Second charge mortgage new business volumes see 18% growth in March

Second charge mortgage lenders recorded an 18% increase in new business volumes for March 2025, according to the latest figures from the Finance & Leasing Association (FLA).

The data shows the sector’s growth trajectory continued through the first quarter of the year.

Fiona Hoyle, director of consumer & mortgage finance and inclusion at the Finance & Leasing Association (FLA), said: “The second charge mortgage market reported a strong end to the first quarter of 2025, with new business volumes up by 17% in Q1 2025 as a whole.”

The Q1 data revealed that debt consolidation remains the primary driver for second charge lending, with specific purposes clearly identified in the market analysis.

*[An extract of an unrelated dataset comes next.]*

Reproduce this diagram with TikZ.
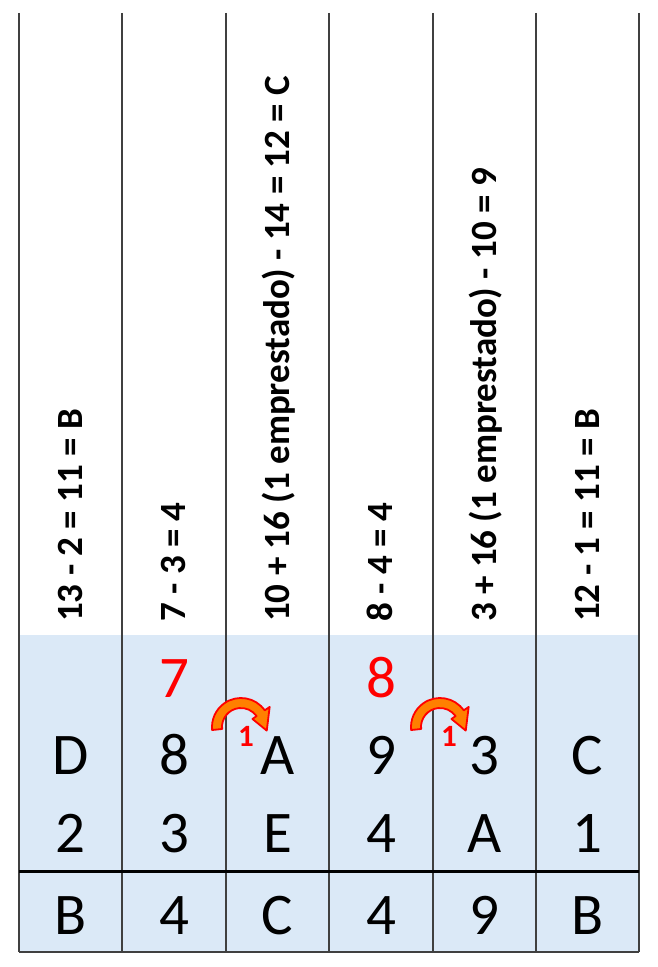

Hoyle added: “The distribution of new business by purpose of loan in Q1 2025 showed that the proportion of new agreements which were for the consolidation of existing loans was 58.0%; for home improvements and the consolidation of existing loans was 22.6%; and for home improvements only was 11.8%.”

The value of new business in the sector reached £168m, representing a 23% increase. With customers potentially facing affordability challenges in the current economic climate, the FLA has emphasised the importance of early communication with lenders.

Hoyle added: “As always, customers who are concerned about meeting payments should speak to their lender as soon as possible to find a solution.”